Understanding Power Supply Filters

Power supply filters are crucial components in electronic circuits, designed to smooth out the voltage output of power supplies and minimize ripple. Ripple is the unwanted residual periodic variation of the DC voltage within a power supply which can affect the performance of electronic circuits. Designing an effective power supply filter requires careful consideration of several factors, with capacitance playing a key role in achieving minimal ripple. In this article, we'll delve into the principles of power supply filters, explore the role of capacitance, and outline steps to calculate the appropriate capacitance to achieve minimal ripple.

The Role of Capacitance in Power Supply Filters

Capacitance is the ability of a capacitor to store an electric charge. In the context of power supply filters, capacitors help smooth out fluctuations in the DC output by temporarily storing energy and releasing it as needed to maintain a steady voltage. The effectiveness of a capacitor in filtering ripple largely depends on its value, which must be carefully chosen to balance performance with physical size and cost constraints.

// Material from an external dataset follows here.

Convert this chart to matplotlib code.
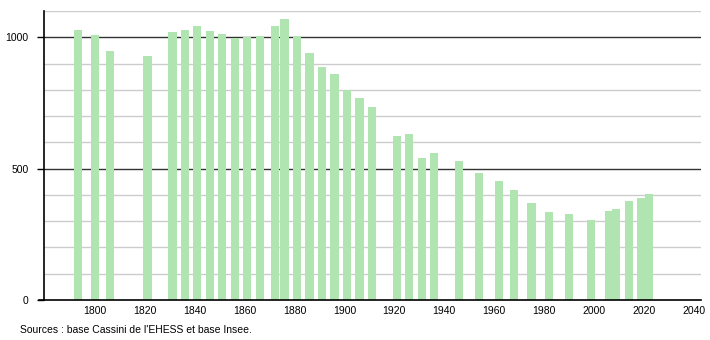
import matplotlib.pyplot as plt

years = [1793, 1800, 1806, 1821, 1831, 1836, 1841, 1846, 1851, 1856, 1861, 1866,
         1872, 1876, 1881, 1886, 1891, 1896, 1901, 1906, 1911, 1921, 1926, 1931,
         1936, 1946, 1954, 1962, 1968, 1975, 1982, 1990, 1999, 2006, 2009, 2014,
         2019, 2022]
population = [1029, 1008, 947, 929, 1020, 1029, 1042, 1023, 1011, 999, 1000, 1005,
              1042, 1071, 1004, 940, 885, 859, 801, 768, 734, 626, 631, 540,
              561, 528, 483, 452, 418, 368, 336, 326, 304, 338, 345, 376,
              390, 403]

xticks = [1800, 1820, 1840, 1860, 1880, 1900, 1920, 1940, 1960, 1980, 2000, 2020, 2040]
yticks = [0, 500, 1000]
source = "Sources : base Cassini de l'EHESS et base Insee."

plt.rcParams['font.family'] = ['Liberation Sans', 'DejaVu Sans']

fig = plt.figure(figsize=(7.1, 3.4), dpi=100)
ax = fig.add_axes([44 / 710, 40 / 340, 657 / 710, 289 / 340])

# light grid every 100, dark lines at 500 and 1000
for v in range(100, 1101, 100):
    if v % 500 == 0:
        ax.axhline(v, color='#333333', lw=1.0, zorder=1)
    else:
        ax.axhline(v, color='#cccccc', lw=1.0, zorder=1)

ax.bar(years, population, width=3.3, color='#b0e4b0', zorder=2)

ax.set_xlim(1779.5, 2043)
ax.set_ylim(0, 1100)
ax.set_xticks(xticks)
ax.set_yticks(yticks)
ax.tick_params(axis='x', length=0, pad=4, labelsize=7.5)
ax.tick_params(axis='y', length=5, width=1, pad=6, labelsize=7.5)

ax.spines['top'].set_visible(False)
ax.spines['right'].set_visible(False)
ax.spines['left'].set_linewidth(1.2)
ax.spines['bottom'].set_linewidth(1.2)
ax.spines['bottom'].set_bounds(1777.5, 2043)

fig.text(20 / 710, 1 - 330 / 340, source, fontsize=7.5, va='center', ha='left')

fig.savefig('out.png', dpi=100)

Types of Power Supply Filters

Before calculating capacitance, it's important to understand the types of filters commonly used in power supplies:

1. **Capacitive Filters**: These use capacitors alone to reduce ripple. They are simple but less effective for high-frequency signals.

2. **Inductive Filters**: Also known as choke-input filters, they employ inductors to block high-frequency ripple.

3. **LC Filters**: These combine both inductors and capacitors to filter out ripples more effectively.

4. **RC Filters**: Utilize resistors and capacitors, mainly in low-power applications where efficiency is less critical.

Determining Capacitance for Minimal Ripple

The key to determining the appropriate capacitance lies in understanding the relationship between the load current, the desired ripple voltage, and the frequency of the AC input. The following steps outline how to calculate capacitance for minimal ripple:

1. **Identify Load Current**: Determine the current that the circuit will draw under normal operating conditions. This is a critical factor as it directly influences the size of the capacitor needed.

2. **Determine Ripple Voltage**: Decide on an acceptable ripple voltage level. A lower ripple voltage typically requires a higher capacitance.

3. **Consider Input Frequency**: The frequency of the incoming AC power supply influences the capacitor's ability to smooth out ripple. Higher frequencies generally reduce the required capacitance.

4. **Apply the Formula**: The basic formula for calculating the capacitance (C) necessary to reduce ripple is:

C = I / (f * V_ripple)

where:
- I is the load current in amperes (A),
- f is the frequency of the AC input in hertz (Hz),
- V_ripple is the desired ripple voltage in volts (V).

5. **Adjust for Real-World Conditions**: Real-world factors, such as capacitor tolerance, equivalent series resistance (ESR), and temperature variations, may require adjustments to the calculated capacitance value.

Practical Considerations

In practical applications, it is advisable to choose a capacitor with a voltage rating higher than the peak voltage of the ripple to ensure reliability and longevity. Additionally, the physical size and cost of capacitors can be significant factors, especially in large-scale or budget-constrained projects. It's also beneficial to use capacitors with low ESR to minimize power loss and improve efficiency.

Conclusion

Designing power supply filters with the right capacitance is essential for minimizing ripple and ensuring the stable operation of electronic circuits. By understanding the role of capacitance, considering various filter types, and accurately calculating the required capacitance, engineers can design effective power supply filters that meet the demands of their specific applications. Remember to account for real-world considerations such as component tolerances and environmental factors to achieve optimal performance.